• [STORED DATA]
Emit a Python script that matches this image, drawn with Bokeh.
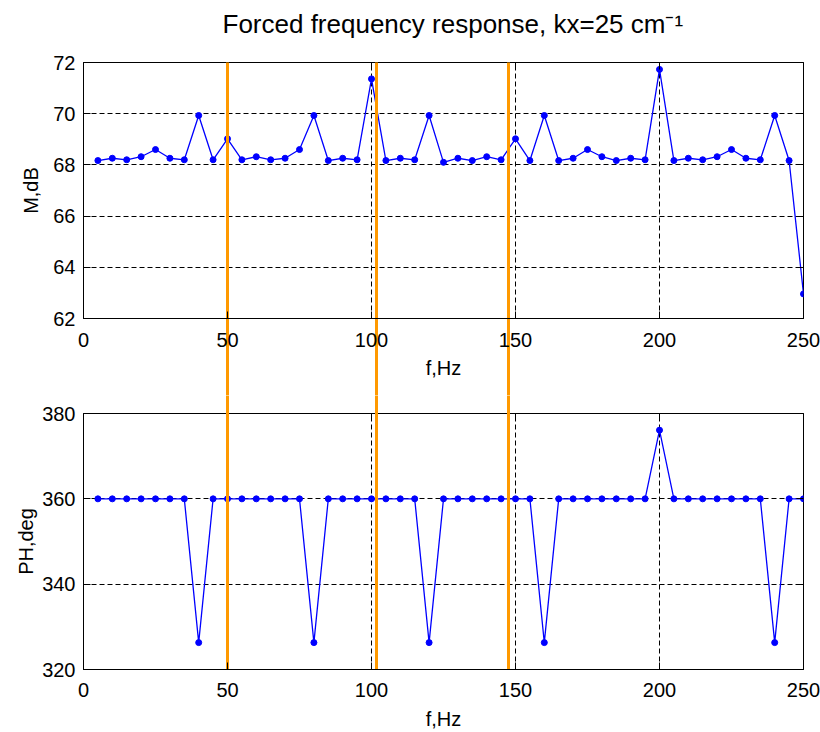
from bokeh.plotting import figure
from bokeh.models import Range1d, FixedTicker, LinearAxis
from bokeh.layouts import column
from bokeh.embed import file_html
from bokeh.resources import INLINE

# ---------------- data ----------------
freq = [5, 10, 15, 20, 25, 30, 35, 40, 45, 50,
        55, 60, 65, 70, 75, 80, 85, 90, 95, 100,
        105, 110, 115, 120, 125, 130, 135, 140, 145, 150,
        155, 160, 165, 170, 175, 180, 185, 190, 195, 200,
        205, 210, 215, 220, 225, 230, 235, 240, 245, 250]

magnitude_db = [68.17, 68.26, 68.20, 68.32, 68.60, 68.26, 68.20, 69.93, 68.20, 69.02,
                68.20, 68.32, 68.20, 68.26, 68.60, 69.93, 68.17, 68.26, 68.20, 71.36,
                68.17, 68.26, 68.20, 69.93, 68.10, 68.26, 68.17, 68.32, 68.20, 69.02,
                68.17, 69.93, 68.17, 68.26, 68.60, 68.32, 68.17, 68.26, 68.20, 71.73,
                68.17, 68.26, 68.20, 68.32, 68.60, 68.26, 68.20, 69.93, 68.17, 62.96]

phase_deg = [360, 360, 360, 360, 360, 360, 360, 326.3, 360, 360,
             360, 360, 360, 360, 360, 326.3, 360, 360, 360, 360,
             360, 360, 360, 326.3, 360, 360, 360, 360, 360, 360,
             360, 326.3, 360, 360, 360, 360, 360, 360, 360, 376.1,
             360, 360, 360, 360, 360, 360, 360, 326.3, 360, 360]

marker_freqs = [50, 101.7, 147.7]          # orange vertical markers (Hz)
x_ticks = [0, 50, 100, 150, 200, 250]
m_ticks = [62, 64, 66, 68, 70, 72]
ph_ticks = [320, 340, 360, 380]
x_label = "f,Hz"
m_label = "M,dB"
ph_label = "PH,deg"
title_text = "Forced frequency response, kx=25 cm\u207b\u00b9"

FONT = "Liberation Sans"
W = 820
TOP_H = 395
BOT_H = 337
ORANGE = "#ff9900"


def tick_only_axis(ticks, color, width, tick_in, tick_out):
    """Axis that draws only (label-free) tick marks, via minor ticks."""
    return LinearAxis(ticker=FixedTicker(ticks=[], minor_ticks=ticks),
                      major_tick_in=0, major_tick_out=0,
                      major_tick_line_color=None,
                      minor_tick_in=tick_in, minor_tick_out=tick_out,
                      minor_tick_line_color=color,
                      minor_tick_line_width=width,
                      major_label_standoff=0,
                      axis_line_color=None)


def make_fig(height, yr, yticks, ylabel, b_top, b_bottom, ylab_standoff,
             xlab_standoff, xlabel_standoff):
    p = figure(width=W, height=height,
               x_range=Range1d(0, 250), y_range=Range1d(*yr),
               output_backend="svg", toolbar_location=None,
               x_axis_label=x_label, y_axis_label=ylabel,
               min_border_left=83, min_border_right=17,
               min_border_top=b_top, min_border_bottom=b_bottom)
    p.outline_line_color = "black"
    p.outline_line_alpha = 1
    p.outline_line_width = 1
    p.background_fill_color = "white"
    p.border_fill_color = "white"
    for ax, ticks in ((p.xaxis[0], x_ticks), (p.yaxis[0], yticks)):
        ax.ticker = FixedTicker(ticks=ticks)
        ax.major_tick_in = 7
        ax.major_tick_out = 0
        ax.minor_tick_line_color = None
        ax.axis_line_color = "black"
        ax.major_tick_line_color = "black"
        ax.major_label_text_font = FONT
        ax.major_label_text_font_size = "20px"
        ax.major_label_text_color = "black"
        ax.major_label_standoff = 8
        ax.axis_label_text_font = FONT
        ax.axis_label_text_font_size = "20px"
        ax.axis_label_text_font_style = "normal"
        ax.axis_label_text_color = "black"
    p.xaxis[0].major_label_standoff = xlab_standoff
    p.xaxis[0].axis_label_standoff = xlabel_standoff
    p.yaxis[0].axis_label_standoff = ylab_standoff
    p.grid.grid_line_color = "black"
    p.grid.grid_line_dash = "5 3"
    p.grid.grid_line_width = 1
    # inner tick marks on the right and top edges
    p.add_layout(tick_only_axis(yticks, "black", 1, 7, 0), "right")
    p.add_layout(tick_only_axis(x_ticks, "black", 1, 7, 0), "above")
    return p


top = make_fig(TOP_H, (62, 72), m_ticks, m_label, 62, TOP_H - 318, 8, 14, 7)
bot = make_fig(BOT_H, (320, 380), ph_ticks, ph_label, 18, 63, 2, 13, 8)

top.line(freq, magnitude_db, line_color="blue", line_width=1.3)
top.scatter(freq, magnitude_db, size=6, color="blue")
bot.line(freq, phase_deg, line_color="blue", line_width=1.3)
bot.scatter(freq, phase_deg, size=6, color="blue")

# orange vertical markers, running through both panels and the gap between
top.add_layout(tick_only_axis(marker_freqs, ORANGE, 3, TOP_H, 0), "above")
bot.add_layout(tick_only_axis(marker_freqs, ORANGE, 3, 256, 18), "above")

# invisible spacer between the frame and the title
top.add_layout(tick_only_axis(x_ticks, None, 1, 0, 24), "above")

top.title.text = title_text
top.title.text_font = FONT
top.title.text_font_size = "26px"
top.title.text_font_style = "normal"
top.title.text_color = "black"
top.title.align = "left"
top.title.offset = 139
top.title.standoff = 0

layout = column(top, bot)
open("out.html", "w").write(file_html(layout, INLINE))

• [GIVEN PROBLEM]
Give again, exactly, the lines from the start of the data through the one holding "from bokeh.resources import INLINE"; omit the pictures.

• [EXERCISE OUTPUT]
Emit a Python script that matches this image, drawn with Bokeh.
from bokeh.plotting import figure
from bokeh.models import Range1d, FixedTicker, LinearAxis
from bokeh.layouts import column
from bokeh.embed import file_html
from bokeh.resources import INLINE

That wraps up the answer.